The size of their audience equaled roughly the size of the team's fan base. As such, they wielded tremendous power.

Broadcast media changed the picture, but a few gatekeepers kept tight control of information. People could now watch games without venturing to the local ballpark, but their options were still limited—with few broadcast networks, it was hard to keep up on the day-to-day developments of each team.

The Internet, though, has led to an incredible shift, one that is just now coming to fruition. Breaking stories, for example, has become incredibly de-valued. Information immediately spreads throughout the web, with each blog and news site adding its own take on the event.

Essentially, this means there is no real incentive to go to the site that broke the news.

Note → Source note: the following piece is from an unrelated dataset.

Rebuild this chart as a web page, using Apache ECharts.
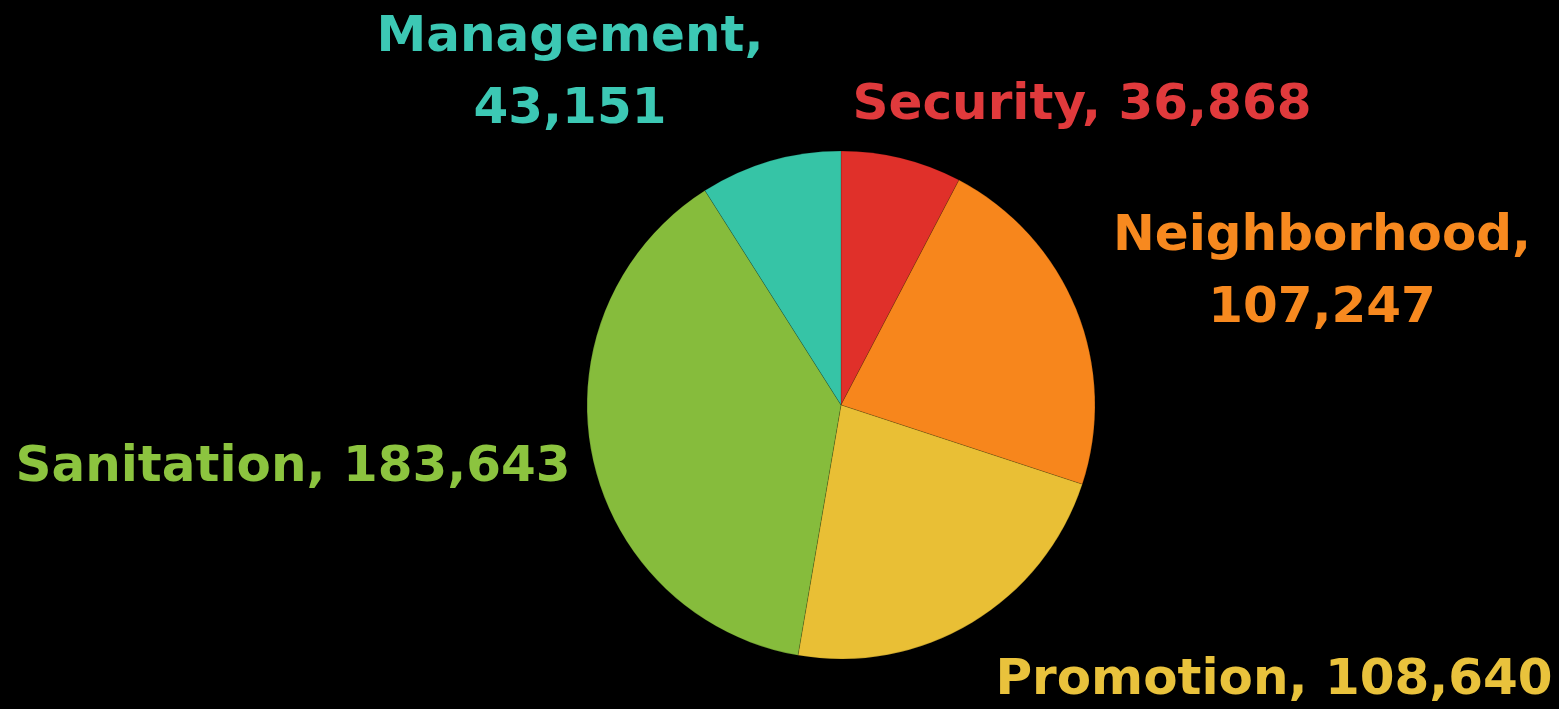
<!DOCTYPE html>
<html>
<head>
<meta charset="utf-8">
<script src="https://cdn.jsdelivr.net/npm/echarts@6/dist/echarts.min.js"></script>
<style>
html,body{margin:0;padding:0;background:#000;}
#chart{width:1559px;height:709px;}
</style>
</head>
<body>
<div id="chart"></div>
<script>
const categories = ['Security', 'Neighborhood', 'Promotion', 'Sanitation', 'Management'];
const values = [36868, 107247, 108640, 183643, 43151];
const sliceColors = ['#e0302a', '#f7861c', '#e9bf35', '#86bc3c', '#36c4a6'];
const labelColors = ['#e03a3c', '#f7891f', '#e9c23c', '#8cc43f', '#3cc8b4'];
const labelBreak = [false, true, false, false, true];
// label anchor placement (centre of label block), in px
const labelAnchors = [[1082, 106], [1322, 273], [1274, 681], [293, 468], [570, 74]];

const chart = echarts.init(document.getElementById('chart'));
const fmt = v => v.toLocaleString('en-US');
chart.setOption({
  backgroundColor: '#000',
  animation: false,
  series: [{
    type: 'pie',
    center: [841, 405],
    radius: 254,
    startAngle: 90,
    clockwise: true,
    data: categories.map((c, i) => ({
      name: c,
      value: values[i],
      itemStyle: { color: sliceColors[i] },
      label: { color: labelColors[i] }
    })),
    itemStyle: { borderColor: 'rgba(0,0,0,0.25)', borderWidth: 0.6 },
    label: {
      show: true,
      position: 'outside',
      fontFamily: 'DejaVu Sans',
      fontWeight: 'bold',
      fontSize: 50,
      lineHeight: 72,
      width: 700,
      overflow: 'none',
      align: 'center',
      formatter: p => p.name + ',' + (labelBreak[p.dataIndex] ? '\n' : ' ') + fmt(p.value)
    },
    labelLine: { show: false },
    labelLayout: p => ({
      x: labelAnchors[p.dataIndex][0],
      y: labelAnchors[p.dataIndex][1],
      align: 'center',
      verticalAlign: 'middle',
      hideOverlap: false
    })
  }]
});
</script>
</body>
</html>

One can simply go to their outlet of choice (ESPN.com, deadspin, local newspaper's web site, what have you) and get pretty much the same story.

Without an audience driven by breaking news, it becomes increasingly hard for news sources to justify the "access apparatus." Truth be told, though, the necessity of access is already being attacked from another angle.

Bill Belichick exemplifies the new attitude towards sports journalists. Belichick is famous for giving boring, information-free press conferences, and ensuring his players do likewise. He has cultivated a no-frills public image, free of the eccentricities that make for good feature stories. He knows that his job hinges upon his win-loss record and championships, not the whims of a few beat writers.

Belichick either recognizes, or merely benefits from, the current situation in sports journalism: the power of these writers, and even television personalities, is at its nadir.

Indeed, coaches and athletes from all sports are becoming much savvier in the way they deal, or don't deal, with the media. Athletes now have ways they can address fans directly (Twitter would be a good example), without the risk of others corrupting (or even merely editing) the message.

With the drastic increase in outlets and a corresponding increase in the need to fill air and column space with criticism and controversy, is there any wonder why more and more athletes are choosing social networking sites over writers?

Therefore, we are left with a media scene in which access is neither interesting nor profitable.

In the future, then, we can expect to see fewer outlets with access. To be sure, access does allow for serious, investigative journalism, but day-to-day information will increasingly come directly from the team.

The majority of sports media, then, will find itself serving principally for analysis. Stories will focus less on what happened than why a certain thing happened, and what might happen in the future.

In such a scenario, traffic would be driven to the sites with the best analysis (and, let's face it, best marketing) instead of those with the most breaking news. In other words, the barriers that prevented nonprofessionals from sports writing will be completely gone.

Oh, brave new world that has such people in't!